In the 1990s, NASA sought smaller and lighter ways to send camera technology into space to take pictures of the solar system. Researchers at the Jet Propulsion Laboratory, which Caltech manages for NASA, had a spark of inspiration. A team led by Eric Fossum, now a professor at Dartmouth College, invented the CMOS image sensor, the “camera on a chip” behind the proliferation of digital photos and videos that fill up our world.

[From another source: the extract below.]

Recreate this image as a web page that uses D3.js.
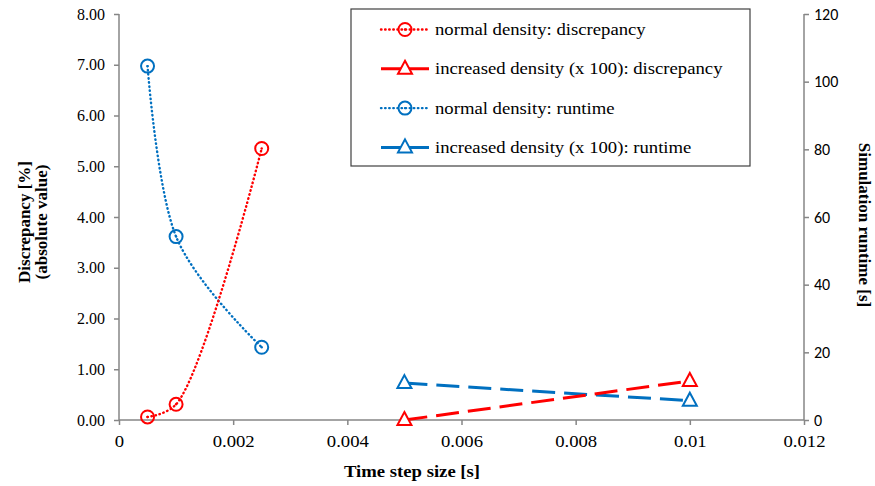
<!DOCTYPE html>
<html><head><meta charset="utf-8">
<script src="https://cdn.jsdelivr.net/npm/d3@7"></script>
<style>body{margin:0;background:#fff}</style>
</head><body>
<svg id="c" width="875" height="486"></svg>
<script>
const normalDiscX = [0.0005, 0.001, 0.0025];
const normalDiscY = [0.06, 0.31, 5.35];
const incDiscX = [0.005, 0.01];
const incDiscY = [0.0, 0.77];
const normalRunX = [0.0005, 0.001, 0.0025];
const normalRunY = [104.6, 54.2, 21.5];
const incRunX = [0.005, 0.01];
const incRunY = [10.9, 5.7];
const xTicks = [0, 0.002, 0.004, 0.006, 0.008, 0.01, 0.012];
const yLeftTicks = [0, 1, 2, 3, 4, 5, 6, 7, 8];
const yRightTicks = [0, 20, 40, 60, 80, 100, 120];
const legendLabels = ["normal density: discrepancy", "increased density (x 100): discrepancy", "normal density: runtime", "increased density (x 100):  runtime"];

const RED = "#ff0000", BLUE = "#0070c0", AX = "#868686";
const svg = d3.select("#c");
const L = 119, R = 804, T = 14, B = 420;
const x = d3.scaleLinear().domain([0, 0.012]).range([L, R]);
const yl = d3.scaleLinear().domain([0, 8]).range([B, T]);
const yr = d3.scaleLinear().domain([0, 120]).range([B, T]);

const serif = "'Liberation Serif','Times New Roman',serif";
const sans = "Carlito,Lato,'Open Sans',sans-serif";
const SX = 1.1; // horizontal stretch of the original text

// axes
const gx = svg.append("g").attr("transform", `translate(0,${B})`)
  .call(d3.axisBottom(x).tickValues(xTicks).tickFormat(d => d === 0 ? "0" : String(+d.toFixed(3))).tickSize(5).tickPadding(10));
const gl = svg.append("g").attr("transform", `translate(${L},0)`)
  .call(d3.axisLeft(yl).tickValues(yLeftTicks).tickFormat(d3.format(".2f")).tickSize(5).tickPadding(9));
const gr = svg.append("g").attr("transform", `translate(${R},0)`)
  .call(d3.axisRight(yr).tickValues(yRightTicks).tickSize(5).tickPadding(5));
[gx, gl, gr].forEach(g => {
  g.select(".domain").attr("stroke", AX).attr("stroke-width", 1.5);
  g.selectAll(".tick line").attr("stroke", AX).attr("stroke-width", 1.5);
  g.selectAll("text").attr("fill", "#000");
});
gx.selectAll("text").style("font-family", serif).style("font-size", "17px").attr("transform", `scale(${SX},1)`);
gl.selectAll("text").style("font-family", serif).style("font-size", "16px");
gr.selectAll("text").style("font-family", sans).style("font-size", "16px");
gr.select(".domain").attr("d", `M0,${T}V${B}`);
gl.select(".domain").attr("d", `M0,${T}V${B}`);
gx.select(".domain").attr("d", `M${L},0H${R}`);

// titles
svg.append("text").attr("transform", `translate(412,477) scale(${SX},1)`).attr("text-anchor", "middle")
  .style("font-family", serif).style("font-weight", "bold").style("font-size", "17px").text("Time step size [s]");
const lt = svg.append("text").attr("transform", "translate(30,222) rotate(-90)").attr("text-anchor", "middle")
  .style("font-family", serif).style("font-weight", "bold").style("font-size", "17px");
lt.append("tspan").attr("x", 0).attr("dy", 0).text("Discrepancy [%]");
lt.append("tspan").attr("x", 0).attr("dy", 17).text("(absolute value)");
svg.append("text").attr("transform", "translate(859,225) rotate(90)").attr("text-anchor", "middle")
  .style("font-family", serif).style("font-weight", "bold").style("font-size", "17px").text("Simulation runtime [s]");

// series
function draw(xs, ys, yScale, color, curve, marker) {
  const pts = xs.map((v, i) => [x(v), yScale(ys[i])]);
  const line = d3.line().curve(curve || d3.curveLinear);
  const dotted = !!curve;
  svg.append("path").attr("d", line(pts)).attr("fill", "none").attr("stroke", color)
    .attr("stroke-width", dotted ? 2.4 : 3)
    .attr("stroke-dasharray", dotted ? "0.5 3.6" : "23 9")
    .attr("stroke-linecap", dotted ? "round" : "butt");
  pts.forEach(p => drawMarker(p[0], p[1], color, marker));
}
function drawMarker(px, py, color, marker) {
  if (marker === "circle") {
    svg.append("circle").attr("cx", px).attr("cy", py).attr("r", 6.5).attr("fill", "none").attr("stroke", color).attr("stroke-width", 2);
    svg.append("circle").attr("cx", px).attr("cy", py).attr("r", 1.2).attr("fill", color);
  } else {
    svg.append("path").attr("d", `M${px},${py - 8}L${px + 7},${py + 5}L${px - 7},${py + 5}Z`)
      .attr("fill", "#fff").attr("stroke", color).attr("stroke-width", 2);
  }
}
draw(normalRunX, normalRunY, yr, BLUE, d3.curveCatmullRom.alpha(0), "circle");
draw(normalDiscX, normalDiscY, yl, RED, d3.curveCatmullRom.alpha(0.5), "circle");
draw(incRunX, incRunY, yr, BLUE, null, "tri");
draw(incDiscX, incDiscY, yl, RED, null, "tri");

// legend
svg.append("rect").attr("x", 351).attr("y", 9).attr("width", 399).attr("height", 157)
  .attr("fill", "#fff").attr("stroke", "#404040").attr("stroke-width", 1.2);
const legColors = [RED, RED, BLUE, BLUE];
const legMarkers = ["circle", "tri", "circle", "tri"];
const legDotted = [true, false, true, false];
legendLabels.forEach((lab, i) => {
  const cy = 29.5 + i * 39.3;
  svg.append("line").attr("x1", 381).attr("x2", 429).attr("y1", cy).attr("y2", cy)
    .attr("stroke", legColors[i]).attr("stroke-width", legDotted[i] ? 2.4 : 3)
    .attr("stroke-dasharray", legDotted[i] ? "0.5 3.6" : null)
    .attr("stroke-linecap", legDotted[i] ? "round" : "butt");
  drawMarker(405, cy, legColors[i], legMarkers[i]);
  svg.append("text").attr("transform", `translate(435,${cy + 5.5}) scale(${SX},1)`)
    .style("font-family", serif).style("font-size", "17px").text(lab);
});
</script>
</body></html>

The video above, the first in a series on tech transfer produced by Caltech’s Office of Technology Transfer and Corporate Partnerships (OTTCP), outlines how the JPL invention changed the world through the power of tech transfer. The NASA mission for which Fossum and company developed the chip—the Cassini-Huygens project that sent back unprecedented imagery of Saturn and its moons—chose older and more proven cameras instead of the CMOS sensor. But the chip found its way into the corporate world and then our everyday lives. It powered the first webcams that led to our era of videoconferencing, for example.
Eventually, after the invention had led to camera phones and created whole new industries, it would go to space after all. NASA projects like the Mars rovers now use CMOS technology to send back pictures of other worlds in awesome detail.